## START Supplied records

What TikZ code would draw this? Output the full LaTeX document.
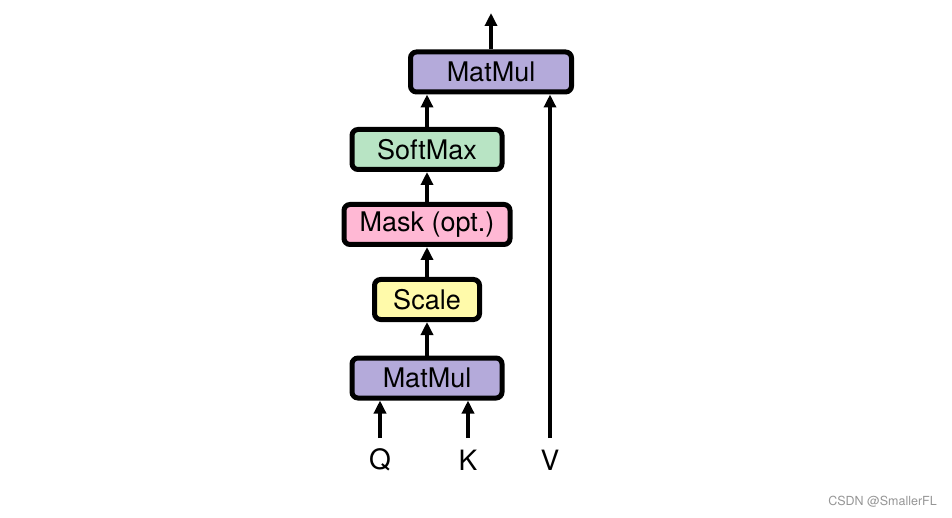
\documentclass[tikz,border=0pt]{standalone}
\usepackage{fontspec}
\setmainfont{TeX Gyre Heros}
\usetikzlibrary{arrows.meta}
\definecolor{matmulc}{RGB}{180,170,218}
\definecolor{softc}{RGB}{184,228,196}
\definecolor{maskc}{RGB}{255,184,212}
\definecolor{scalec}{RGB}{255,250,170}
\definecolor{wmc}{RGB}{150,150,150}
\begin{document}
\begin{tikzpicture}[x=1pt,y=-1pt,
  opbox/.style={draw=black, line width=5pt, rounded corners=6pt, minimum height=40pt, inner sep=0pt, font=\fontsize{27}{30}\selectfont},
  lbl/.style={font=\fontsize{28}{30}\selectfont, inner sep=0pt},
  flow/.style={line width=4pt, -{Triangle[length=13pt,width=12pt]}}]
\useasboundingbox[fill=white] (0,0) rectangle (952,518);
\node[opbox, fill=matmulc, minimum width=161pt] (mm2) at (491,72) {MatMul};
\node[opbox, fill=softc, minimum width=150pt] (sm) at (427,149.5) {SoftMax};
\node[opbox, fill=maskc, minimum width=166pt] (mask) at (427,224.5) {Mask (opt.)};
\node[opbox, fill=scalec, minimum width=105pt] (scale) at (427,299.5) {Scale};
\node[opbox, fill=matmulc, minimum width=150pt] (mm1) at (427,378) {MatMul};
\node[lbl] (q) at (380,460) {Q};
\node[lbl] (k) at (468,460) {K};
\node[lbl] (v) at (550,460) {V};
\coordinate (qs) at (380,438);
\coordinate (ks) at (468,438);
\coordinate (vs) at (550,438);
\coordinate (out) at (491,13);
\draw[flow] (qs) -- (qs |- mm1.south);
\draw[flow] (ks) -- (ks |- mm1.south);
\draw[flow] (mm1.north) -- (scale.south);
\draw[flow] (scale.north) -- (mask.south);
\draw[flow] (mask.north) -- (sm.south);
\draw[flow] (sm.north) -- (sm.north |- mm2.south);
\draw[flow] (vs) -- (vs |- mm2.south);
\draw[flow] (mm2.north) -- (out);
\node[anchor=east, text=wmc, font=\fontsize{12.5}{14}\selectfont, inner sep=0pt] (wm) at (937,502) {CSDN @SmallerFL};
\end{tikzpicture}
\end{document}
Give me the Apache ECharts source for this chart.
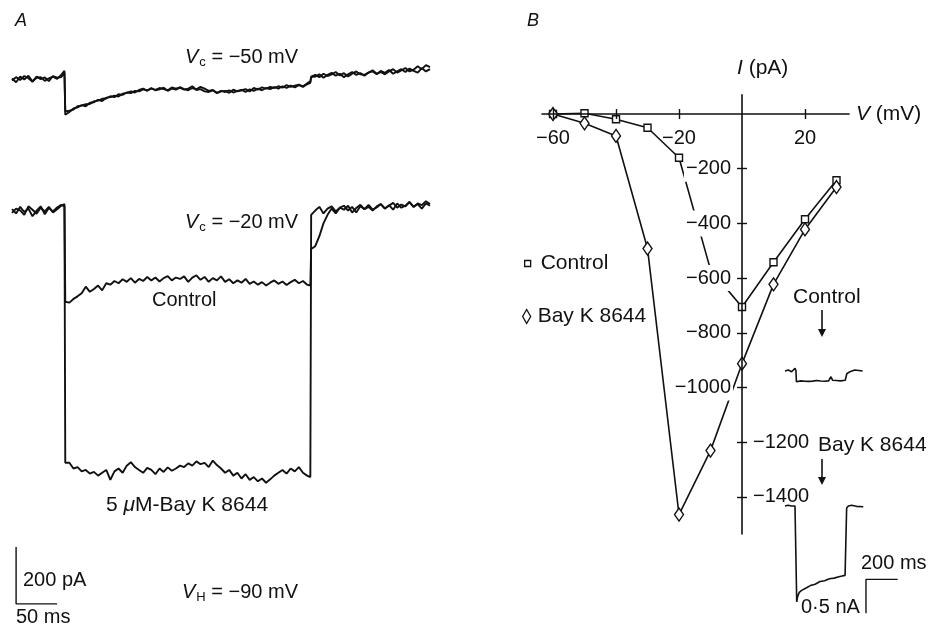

## END Supplied records

Omit pictures; set down the rest of the material word for word.

What TikZ code would draw this? Output the full LaTeX document.
\documentclass[tikz,border=0pt]{standalone}
\usepackage{fontspec}
\setmainfont{TeX Gyre Heros}
\usetikzlibrary{arrows.meta}
\definecolor{matmulc}{RGB}{180,170,218}
\definecolor{softc}{RGB}{184,228,196}
\definecolor{maskc}{RGB}{255,184,212}
\definecolor{scalec}{RGB}{255,250,170}
\definecolor{wmc}{RGB}{150,150,150}
\begin{document}
\begin{tikzpicture}[x=1pt,y=-1pt,
  opbox/.style={draw=black, line width=5pt, rounded corners=6pt, minimum height=40pt, inner sep=0pt, font=\fontsize{27}{30}\selectfont},
  lbl/.style={font=\fontsize{28}{30}\selectfont, inner sep=0pt},
  flow/.style={line width=4pt, -{Triangle[length=13pt,width=12pt]}}]
\useasboundingbox[fill=white] (0,0) rectangle (952,518);
\node[opbox, fill=matmulc, minimum width=161pt] (mm2) at (491,72) {MatMul};
\node[opbox, fill=softc, minimum width=150pt] (sm) at (427,149.5) {SoftMax};
\node[opbox, fill=maskc, minimum width=166pt] (mask) at (427,224.5) {Mask (opt.)};
\node[opbox, fill=scalec, minimum width=105pt] (scale) at (427,299.5) {Scale};
\node[opbox, fill=matmulc, minimum width=150pt] (mm1) at (427,378) {MatMul};
\node[lbl] (q) at (380,460) {Q};
\node[lbl] (k) at (468,460) {K};
\node[lbl] (v) at (550,460) {V};
\coordinate (qs) at (380,438);
\coordinate (ks) at (468,438);
\coordinate (vs) at (550,438);
\coordinate (out) at (491,13);
\draw[flow] (qs) -- (qs |- mm1.south);
\draw[flow] (ks) -- (ks |- mm1.south);
\draw[flow] (mm1.north) -- (scale.south);
\draw[flow] (scale.north) -- (mask.south);
\draw[flow] (mask.north) -- (sm.south);
\draw[flow] (sm.north) -- (sm.north |- mm2.south);
\draw[flow] (vs) -- (vs |- mm2.south);
\draw[flow] (mm2.north) -- (out);
\node[anchor=east, text=wmc, font=\fontsize{12.5}{14}\selectfont, inner sep=0pt] (wm) at (937,502) {CSDN @SmallerFL};
\end{tikzpicture}
\end{document}
Give me the Apache ECharts source for this chart.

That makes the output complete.